Personal information
- Full name: Christian Obumeneme Madu
- Date of birth: 9 July 1993 (age 32)
- Place of birth: Nigeria
- Height: 1.85 m (6 ft 1 in)
- Position: Midfielder

Team information
- Current team: Lobi Stars
- Number: 21

Senior career*
- Years: Team / Apps / (Gls)
- 2014–2018: Enugu Rangers / 98 / (4)
- 2018–2019: Nacional / 0 / (0)
- 2019–2022: Enugu Rangers / 36 / (1)
- 2022–: Lobi Stars / 53 / (0)

= Christian Madu =

Nigerian footballer

Christian Obumeneme Madu (born 9 July 1993) is a Nigerian professional footballer who plays as midfielder for Lobi Stars.

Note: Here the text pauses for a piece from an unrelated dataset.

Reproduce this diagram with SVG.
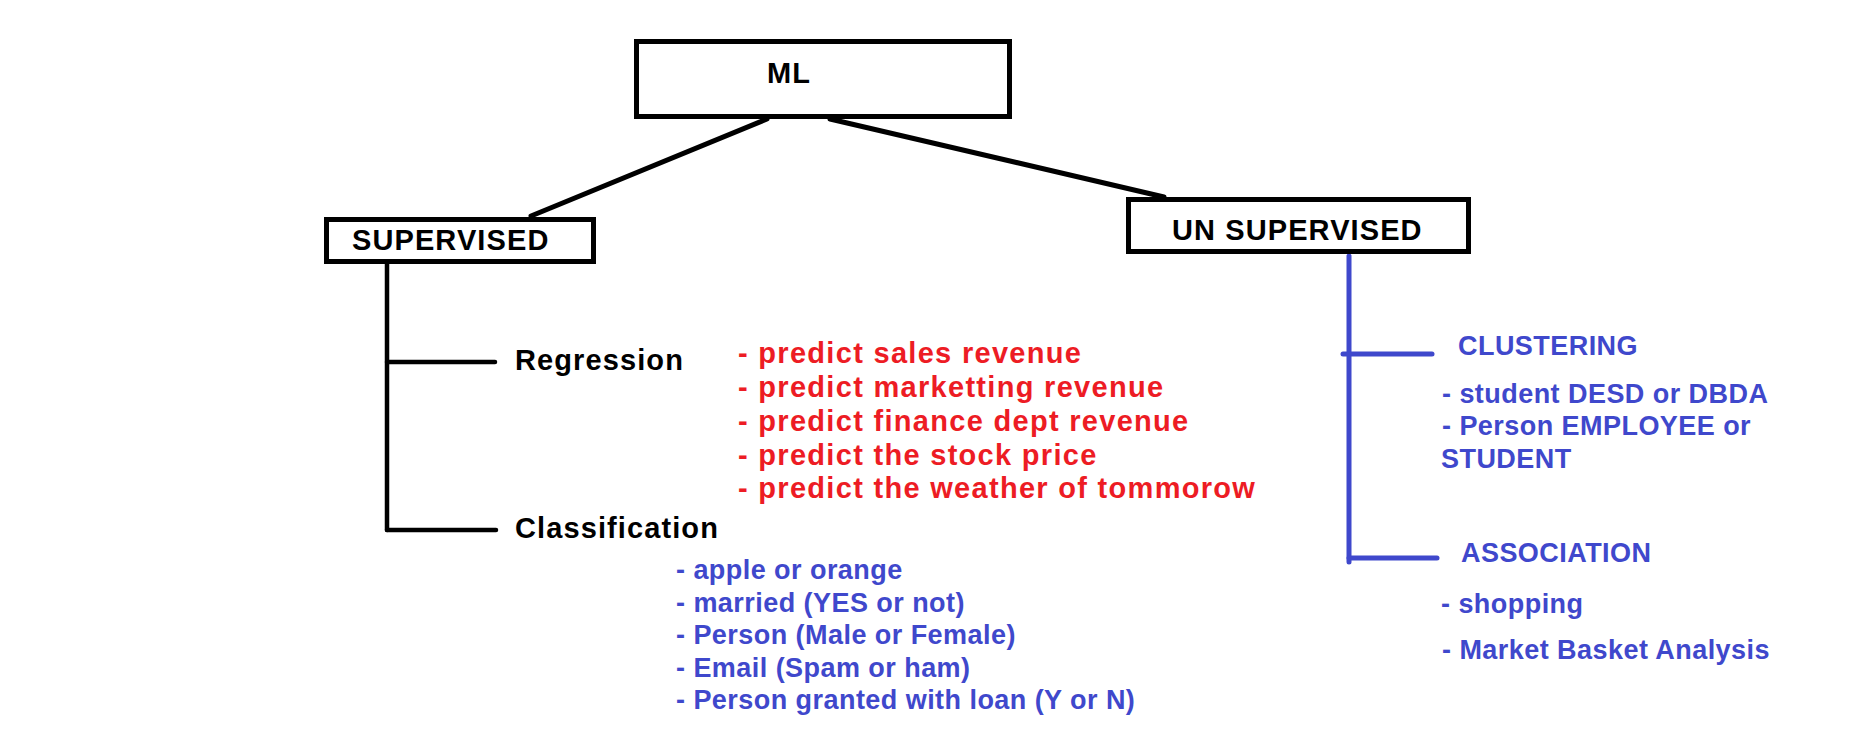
<svg xmlns="http://www.w3.org/2000/svg" width="1850" height="743" viewBox="0 0 1850 743">
<style>
.box{fill:#ffffff;stroke:#000000;stroke-width:5}
.lk{fill:none;stroke:#000000;stroke-width:4.5;stroke-linecap:round}
.lm{fill:none;stroke:#000000;stroke-width:5;stroke-linecap:round}
.lb{fill:none;stroke:#3F48CC;stroke-width:5;stroke-linecap:round}
.t{font-family:"Liberation Sans",Arial,sans-serif;font-weight:bold}
.tk{font-size:29px;letter-spacing:1.1px;fill:#000000}
.tr{font-size:29px;letter-spacing:1.3px;fill:#ED1C24}
.tb{font-size:27px;letter-spacing:0.45px;fill:#3F48CC}
</style>
<rect x="0" y="0" width="1850" height="743" fill="#ffffff"/>
<g id="connectors">
<line class="lm" x1="767" y1="119" x2="531" y2="216"/>
<line class="lm" x1="830" y1="119" x2="1164" y2="197"/>
<line class="lk" x1="387" y1="263" x2="387" y2="530"/>
<line class="lk" x1="387" y1="362" x2="495" y2="362"/>
<line class="lk" x1="387" y1="530" x2="496" y2="530"/>
<line class="lb" x1="1349" y1="256" x2="1349" y2="562"/>
<line class="lb" x1="1343" y1="354" x2="1432" y2="354"/>
<line class="lb" x1="1349" y1="558" x2="1437" y2="558"/>
</g>
<g id="ml">
<rect class="box" x="636.5" y="41.5" width="373" height="75"/>
<text class="t tk" x="767" y="83">ML</text>
</g>
<g id="supervised">
<rect class="box" x="326.5" y="219.5" width="267" height="42"/>
<text class="t tk" x="352" y="250">SUPERVISED</text>
</g>
<g id="unsupervised">
<rect class="box" x="1128.5" y="199.5" width="340" height="52"/>
<text class="t tk" x="1172" y="240">UN SUPERVISED</text>
</g>
<g id="regression">
<text class="t tk" x="515" y="370">Regression</text>
<text class="t tr" x="738" y="363">- predict sales revenue</text>
<text class="t tr" x="738" y="397">- predict marketting revenue</text>
<text class="t tr" x="738" y="431">- predict finance dept revenue</text>
<text class="t tr" x="738" y="465">- predict the stock price</text>
<text class="t tr" x="738" y="498">- predict the weather of tommorow</text>
</g>
<g id="classification">
<text class="t tk" x="515" y="538">Classification</text>
<text class="t tb" x="676" y="579">- apple or orange</text>
<text class="t tb" x="676" y="612">- married (YES or not)</text>
<text class="t tb" x="676" y="644">- Person (Male or Female)</text>
<text class="t tb" x="676" y="677">- Email (Spam or ham)</text>
<text class="t tb" x="676" y="709">- Person granted with loan (Y or N)</text>
</g>
<g id="clustering">
<text class="t tb" x="1458" y="355">CLUSTERING</text>
<text class="t tb" x="1442" y="403">- student DESD or DBDA</text>
<text class="t tb" x="1442" y="435">- Person EMPLOYEE or</text>
<text class="t tb" x="1441" y="468">STUDENT</text>
</g>
<g id="association">
<text class="t tb" x="1461" y="562">ASSOCIATION</text>
<text class="t tb" x="1441" y="613">- shopping</text>
<text class="t tb" x="1442" y="659">- Market Basket Analysis</text>
</g>
</svg>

== Early life and career ==
Christian was born in Udi Local Government Area of Enugu State on 9 July 1993. He grew up in Oji River temporarily where he lived with his parents before relocating to Abuja. While he was in Oji River he attended Federal Co-operative College and graduated with an OND in 2012. Christian began his football career during his childhood days, after finishing from college in 2012 he started playing football full-time. In 2014, he signed a four-year contract with Enugu Rangers and started playing professional football and won Enugu Ranger player of the month in the 2015-16 season. In 2017, while still playing for the Enugu Rangers Christian was absent from matches and trainings for several weeks without official notification to the team and following his absence the management of Enugu Rangers issued a statement that Christian had gone "AWOL". During that period they were rumors he had signed another team.

In August 2018, Christian's contract with Enugu Rangers expired and he signed a new contract with Portuguese team CD Nacional. His new contract with CD Nacional is a four-year deal. Madu left the club by mutual consent on 10 January 2019.